Reproduce all the lines below exactly and omit the images.
>> start DATA
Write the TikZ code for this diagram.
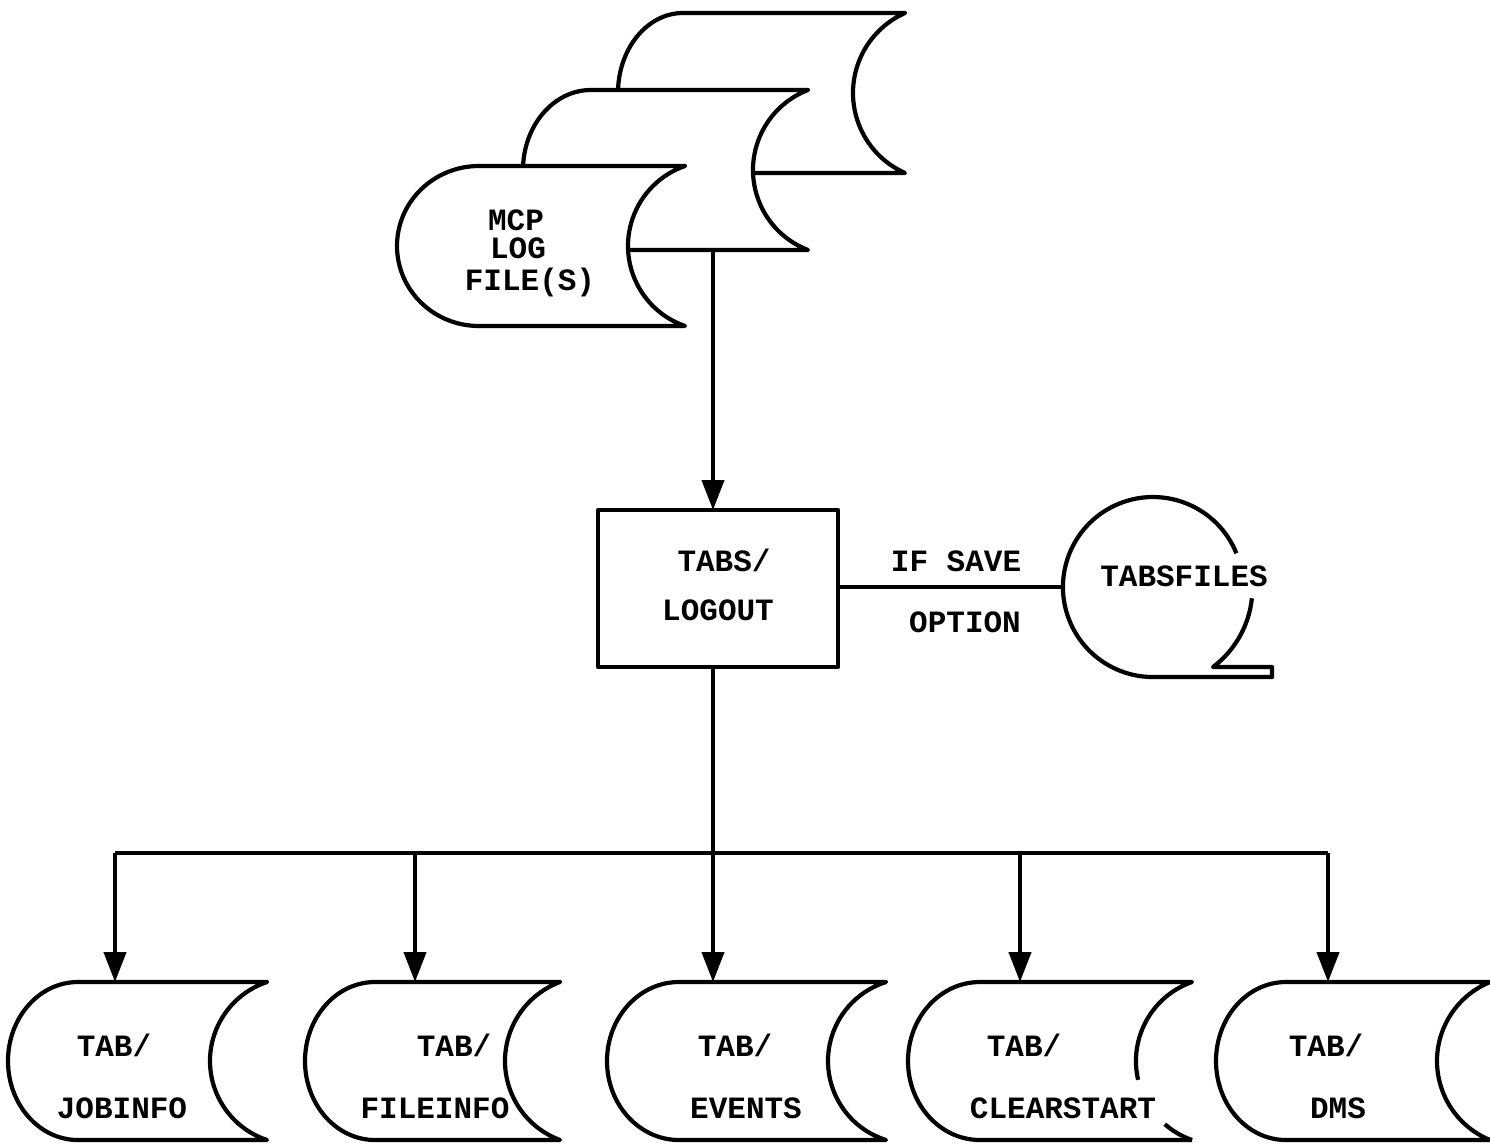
\documentclass[tikz,border=0pt]{standalone}
\usepackage{fontspec}
\newfontfamily\cour{Liberation Mono}
\usetikzlibrary{arrows.meta}
\tikzset{
 ln/.style={line width=4.2pt, line join=round},
 arr/.style={ln, -{Triangle[length=30pt,width=22pt]}},
 lbl/.style={font=\cour\bfseries\fontsize{31}{33}\selectfont, inner sep=0pt, anchor=base},
 sdline/.style={ln, fill=white},
}
% stored-data shape: #1 left x, #2 top y, #3 tip x, #4 left arc width, #5 height, #6 concave depth
\newcommand\sdshape[6]{%
 \pgfmathsetmacro\sdrad{((#5/2)^2+(#6)^2)/(2*(#6))}%
 \pgfmathsetmacro\sdphi{asin((#5/2)/\sdrad)}%
 \draw[sdline] (#3,-#2) -- ({#1+#4},-#2)
   arc[start angle=90,end angle=270,x radius=#4,y radius=#5/2]
   -- (#3,{-#2-#5})
   arc[start angle=180+\sdphi,end angle=180-\sdphi,radius=\sdrad] -- cycle;
}
\begin{document}
\begin{tikzpicture}[x=1pt,y=1pt]
\useasboundingbox[fill=white] (0,0) rectangle (1490,-1144);

% stacked log files
\sdshape{618}{13}{905}{65}{160}{52}
\sdshape{523}{90}{808}{68}{160}{55}
\sdshape{397}{166}{685}{82}{160}{57}
\node[lbl] (mcp) at (516,-230) {MCP};
\node[lbl] (log) at (518,-258) {LOG};
\node[lbl] (files) at (530,-290) {FILE(S)};
\coordinate (logbot) at (713,-250);

% process box
\draw[ln] (598,-510) rectangle (838,-667);
\coordinate (boxtop) at (713,-510);
\coordinate (boxbot) at (713,-667);
\coordinate (boxright) at (838,-587);
\node[lbl] (tabs) at (724,-571) {TABS/};
\node[lbl] (logout) at (718,-620) {LOGOUT};

\draw[arr] (logbot) -- (boxtop);

% tape
\draw[ln] (1236.4,-553.3) arc[start angle=22,end angle=270,radius=90]
  -- (1272,-677) -- (1272,-667) -- (1213,-667)
  arc[start angle=-53,end angle=-6,radius=99];
\coordinate (tapeleft) at (1063,-587);
\node[lbl] (tabsfiles) at (1184,-586) {TABSFILES};

\draw[ln] (boxright) -- (tapeleft);
\node[lbl] (ifsave) at (956,-571) {IF SAVE};
\node[lbl] (option) at (965,-632) {OPTION};

% output files
\sdshape{8}{982}{267}{70}{158}{57}
\sdshape{305}{982}{560}{70}{158}{55}
\sdshape{607}{982}{886}{72}{158}{58}
% CLEARSTART (broken concave side)
\fill[white] (1192,-982) -- (980,-982)
   arc[start angle=90,end angle=270,x radius=72,y radius=79]
   -- (1192,-1140) arc[start angle=250.7,end angle=109.3,radius=83.7] -- cycle;
\draw[ln] (1192,-1140) -- (980,-1140)
   arc[start angle=270,end angle=90,x radius=72,y radius=79]
   -- (1192,-982) arc[start angle=109.3,end angle=193,radius=83.7];
\draw[ln] (1192,-1140) arc[start angle=250.7,end angle=229,radius=83.7];
\sdshape{1216}{982}{1490}{70}{158}{53}

\node[lbl] (t1) at (114,-1056) {TAB/};
\node[lbl] (jobinfo) at (122,-1118) {JOBINFO};
\node[lbl] (t2) at (454,-1056) {TAB/};
\node[lbl] (fileinfo) at (435,-1118) {FILEINFO};
\node[lbl] (t3) at (735,-1056) {TAB/};
\node[lbl] (events) at (746,-1118) {EVENTS};
\node[lbl] (t4) at (1024,-1056) {TAB/};
\node[lbl] (clearstart) at (1063,-1118) {CLEARSTART};
\node[lbl] (t5) at (1326,-1056) {TAB/};
\node[lbl] (dms) at (1338,-1118) {DMS};

\coordinate (s1) at (115,-982);
\coordinate (s2) at (415,-982);
\coordinate (s3) at (713,-982);
\coordinate (s4) at (1020,-982);
\coordinate (s5) at (1328,-982);
\coordinate (b1) at (115,-853);
\coordinate (b2) at (415,-853);
\coordinate (b4) at (1020,-853);
\coordinate (b5) at (1328,-853);

\draw[ln] (b1) -- (b5);
\draw[arr] (boxbot) -- (s3);
\draw[arr] (b1) -- (s1);
\draw[arr] (b2) -- (s2);
\draw[arr] (b4) -- (s4);
\draw[arr] (b5) -- (s5);
\end{tikzpicture}
\end{document}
>> end DATA
■ RESULT BELOW
Write the TikZ code for this diagram.
\documentclass[tikz,border=0pt]{standalone}
\usepackage{fontspec}
\newfontfamily\cour{Liberation Mono}
\usetikzlibrary{arrows.meta}
\tikzset{
 ln/.style={line width=4.2pt, line join=round},
 arr/.style={ln, -{Triangle[length=30pt,width=22pt]}},
 lbl/.style={font=\cour\bfseries\fontsize{31}{33}\selectfont, inner sep=0pt, anchor=base},
 sdline/.style={ln, fill=white},
}
% stored-data shape: #1 left x, #2 top y, #3 tip x, #4 left arc width, #5 height, #6 concave depth
\newcommand\sdshape[6]{%
 \pgfmathsetmacro\sdrad{((#5/2)^2+(#6)^2)/(2*(#6))}%
 \pgfmathsetmacro\sdphi{asin((#5/2)/\sdrad)}%
 \draw[sdline] (#3,-#2) -- ({#1+#4},-#2)
   arc[start angle=90,end angle=270,x radius=#4,y radius=#5/2]
   -- (#3,{-#2-#5})
   arc[start angle=180+\sdphi,end angle=180-\sdphi,radius=\sdrad] -- cycle;
}
\begin{document}
\begin{tikzpicture}[x=1pt,y=1pt]
\useasboundingbox[fill=white] (0,0) rectangle (1490,-1144);

% stacked log files
\sdshape{618}{13}{905}{65}{160}{52}
\sdshape{523}{90}{808}{68}{160}{55}
\sdshape{397}{166}{685}{82}{160}{57}
\node[lbl] (mcp) at (516,-230) {MCP};
\node[lbl] (log) at (518,-258) {LOG};
\node[lbl] (files) at (530,-290) {FILE(S)};
\coordinate (logbot) at (713,-250);

% process box
\draw[ln] (598,-510) rectangle (838,-667);
\coordinate (boxtop) at (713,-510);
\coordinate (boxbot) at (713,-667);
\coordinate (boxright) at (838,-587);
\node[lbl] (tabs) at (724,-571) {TABS/};
\node[lbl] (logout) at (718,-620) {LOGOUT};

\draw[arr] (logbot) -- (boxtop);

% tape
\draw[ln] (1236.4,-553.3) arc[start angle=22,end angle=270,radius=90]
  -- (1272,-677) -- (1272,-667) -- (1213,-667)
  arc[start angle=-53,end angle=-6,radius=99];
\coordinate (tapeleft) at (1063,-587);
\node[lbl] (tabsfiles) at (1184,-586) {TABSFILES};

\draw[ln] (boxright) -- (tapeleft);
\node[lbl] (ifsave) at (956,-571) {IF SAVE};
\node[lbl] (option) at (965,-632) {OPTION};

% output files
\sdshape{8}{982}{267}{70}{158}{57}
\sdshape{305}{982}{560}{70}{158}{55}
\sdshape{607}{982}{886}{72}{158}{58}
% CLEARSTART (broken concave side)
\fill[white] (1192,-982) -- (980,-982)
   arc[start angle=90,end angle=270,x radius=72,y radius=79]
   -- (1192,-1140) arc[start angle=250.7,end angle=109.3,radius=83.7] -- cycle;
\draw[ln] (1192,-1140) -- (980,-1140)
   arc[start angle=270,end angle=90,x radius=72,y radius=79]
   -- (1192,-982) arc[start angle=109.3,end angle=193,radius=83.7];
\draw[ln] (1192,-1140) arc[start angle=250.7,end angle=229,radius=83.7];
\sdshape{1216}{982}{1490}{70}{158}{53}

\node[lbl] (t1) at (114,-1056) {TAB/};
\node[lbl] (jobinfo) at (122,-1118) {JOBINFO};
\node[lbl] (t2) at (454,-1056) {TAB/};
\node[lbl] (fileinfo) at (435,-1118) {FILEINFO};
\node[lbl] (t3) at (735,-1056) {TAB/};
\node[lbl] (events) at (746,-1118) {EVENTS};
\node[lbl] (t4) at (1024,-1056) {TAB/};
\node[lbl] (clearstart) at (1063,-1118) {CLEARSTART};
\node[lbl] (t5) at (1326,-1056) {TAB/};
\node[lbl] (dms) at (1338,-1118) {DMS};

\coordinate (s1) at (115,-982);
\coordinate (s2) at (415,-982);
\coordinate (s3) at (713,-982);
\coordinate (s4) at (1020,-982);
\coordinate (s5) at (1328,-982);
\coordinate (b1) at (115,-853);
\coordinate (b2) at (415,-853);
\coordinate (b4) at (1020,-853);
\coordinate (b5) at (1328,-853);

\draw[ln] (b1) -- (b5);
\draw[arr] (boxbot) -- (s3);
\draw[arr] (b1) -- (s1);
\draw[arr] (b2) -- (s2);
\draw[arr] (b4) -- (s4);
\draw[arr] (b5) -- (s5);
\end{tikzpicture}
\end{document}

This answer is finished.